GIVEN INFORMATION:
* BEGIN *

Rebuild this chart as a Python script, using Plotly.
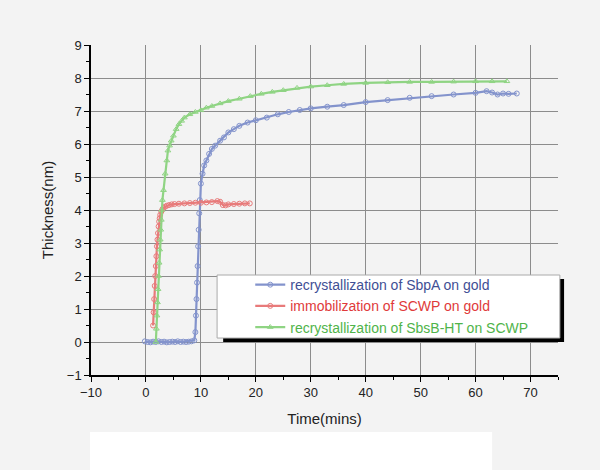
import plotly.graph_objects as go

# recrystallization of SbpA on gold
sbpa_t = [-0.2, 0.3, 0.8, 1.3, 1.8, 2.3, 2.8, 3.3, 3.8, 4.3, 4.8, 5.3, 5.8, 6.3, 6.8, 7.3, 7.8, 8.3, 8.8,
          9.0, 9.1, 9.2, 9.3, 9.4, 9.5, 9.6, 9.7, 9.8, 10.0, 10.3, 10.6, 11.0, 11.5, 12.0, 12.6, 13.5, 14.2,
          15.0, 16.0, 17.0, 18.5, 20, 22, 24, 26, 28, 30, 33, 36, 40, 44, 48, 52, 56, 60, 62, 63, 64, 65, 66, 67.5]
sbpa_h = [0.02, 0.0, -0.01, 0.01, 0.0, 0.02, 0.0, 0.01, -0.01, 0.0, 0.01, 0.0, 0.02, 0.0, 0.01, 0.0, 0.01, 0.02, 0.05,
          0.3, 0.8, 1.3, 1.8, 2.3, 2.9, 3.4, 3.9, 4.3, 4.8, 5.1, 5.35, 5.5, 5.7, 5.85, 5.95, 6.1, 6.2,
          6.35, 6.45, 6.55, 6.65, 6.72, 6.8, 6.9, 6.97, 7.03, 7.08, 7.13, 7.18, 7.27, 7.33, 7.4, 7.45, 7.5, 7.55, 7.6, 7.56, 7.5, 7.53, 7.52, 7.53]

# immobilization of SCWP on gold
scwp_t = [1.3, 1.4, 1.5, 1.6, 1.7, 1.8, 1.9, 2.0, 2.1, 2.2, 2.3, 2.4, 2.5, 2.6, 2.8, 3.0, 3.2, 3.5, 3.8, 4.2,
          4.7, 5.2, 6.0, 7.0, 8.0, 9.0, 10, 11, 12, 13, 13.5, 14, 14.5, 15, 16, 17, 18, 18.9]
scwp_h = [0.5, 0.9, 1.3, 1.7, 2.0, 2.3, 2.6, 2.9, 3.1, 3.3, 3.5, 3.65, 3.75, 3.85, 3.95, 4.02, 4.07, 4.1, 4.13, 4.15,
          4.17, 4.18, 4.19, 4.2, 4.21, 4.22, 4.22, 4.23, 4.24, 4.27, 4.25, 4.15, 4.14, 4.17, 4.18, 4.19, 4.2, 4.2]

# recrystallization of SbsB-HT on SCWP
sbsb_t = [1.8, 1.9, 2.0, 2.1, 2.2, 2.3, 2.4, 2.5, 2.6, 2.7, 2.8, 2.9, 3.0, 3.2, 3.5, 3.8, 4.0, 4.3, 4.6, 5.0,
          5.5, 6.0, 6.5, 7.0, 8.0, 9.0, 10, 11, 12, 13.5, 15, 17, 19, 21, 23, 25, 27.5, 30, 33, 36,
          40, 44, 48, 52, 56, 60, 63, 65.7]
sbsb_h = [0.0, 0.4, 0.8, 1.2, 1.6, 2.0, 2.4, 2.8, 3.1, 3.4, 3.7, 4.0, 4.3, 4.6, 5.1, 5.5, 5.8, 5.95, 6.1, 6.25,
          6.45, 6.6, 6.7, 6.8, 6.9, 6.97, 7.02, 7.1, 7.15, 7.23, 7.3, 7.37, 7.45, 7.52, 7.58, 7.63, 7.7, 7.74, 7.78, 7.82,
          7.85, 7.87, 7.88, 7.88, 7.89, 7.9, 7.9, 7.9]

series = [
    ("recrystallization of SbpA on gold", sbpa_t, sbpa_h, "#8393cc", "#3f4f95", "circle-open"),
    ("immobilization of SCWP on gold", scwp_t, scwp_h, "#e87a7a", "#e03a3a", "circle-open"),
    ("recrystallization of SbsB-HT on SCWP", sbsb_t, sbsb_h, "#8fd483", "#4fb44a", "triangle-up-open"),
]

fig = go.Figure()
for name, t, h, col, txtcol, sym in series:
    fig.add_trace(go.Scatter(
        x=t, y=h, mode="lines+markers",
        name=f"<span style='color:{txtcol}'>{name}</span>",
        line=dict(color=col, width=2.2),
        marker=dict(symbol=sym, size=5, color=col, line=dict(width=1)),
    ))

# legend frame with black drop shadow
fig.add_shape(type="rect", xref="paper", yref="paper", x0=0.283, x1=1.013, y0=0.100, y1=0.291,
              fillcolor="black", line=dict(width=0), layer="above")
fig.add_shape(type="rect", xref="paper", yref="paper", x0=0.270, x1=1.004, y0=0.112, y1=0.303,
              fillcolor="white", line=dict(color="#aaaaaa", width=1), layer="above")
# white strip at the bottom
fig.add_shape(type="rect", xref="paper", yref="paper", x0=-0.002, x1=0.859, y0=-0.29, y1=-0.173,
              fillcolor="white", line=dict(width=0), layer="above")

axis_common = dict(
    showline=True, linecolor="black", linewidth=1.5, automargin=False,
    ticks="outside", ticklen=5, tickcolor="black", tickwidth=1.2,
    gridcolor="#8c8c8c", gridwidth=1, zeroline=False,
    tickfont=dict(size=13, color="#222"),
)

fig.update_layout(
    width=600, height=470,
    margin=dict(l=91, r=42, t=45, b=95),
    paper_bgcolor="#f3f3f3", plot_bgcolor="#f3f3f3",
    font=dict(family="Arial, Liberation Sans, sans-serif", color="#222"),
    showlegend=True,
    legend=dict(x=0.341, y=0.321, xanchor="left", yanchor="top", bgcolor="rgba(0,0,0,0)",
                font=dict(size=14), tracegroupgap=0, itemwidth=30),
    xaxis=dict(range=[-10, 75], dtick=10, tick0=0,
               minor=dict(dtick=5, ticks="outside", ticklen=3, tickcolor="black", showgrid=False),
               title=dict(text="Time(mins)", font=dict(size=15), standoff=14), **axis_common),
    yaxis=dict(range=[-1, 9], dtick=1,
               minor=dict(dtick=0.5, ticks="outside", ticklen=3, tickcolor="black", showgrid=False),
               title=dict(text="Thickness(nm)", font=dict(size=15), standoff=10), **axis_common),
)

fig.write_html("out.html", config={"displayModeBar": False},
               post_script="document.body.style.margin='0';")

* END *

WRITTEN PROBLEM: Repeat, exactly and in full, each line from the start of the data to the line that contains "import plotly.graph_objects as go". Pictures do not go in.

EXERCISE SOLUTION:
Rebuild this chart as a Python script, using Plotly.
import plotly.graph_objects as go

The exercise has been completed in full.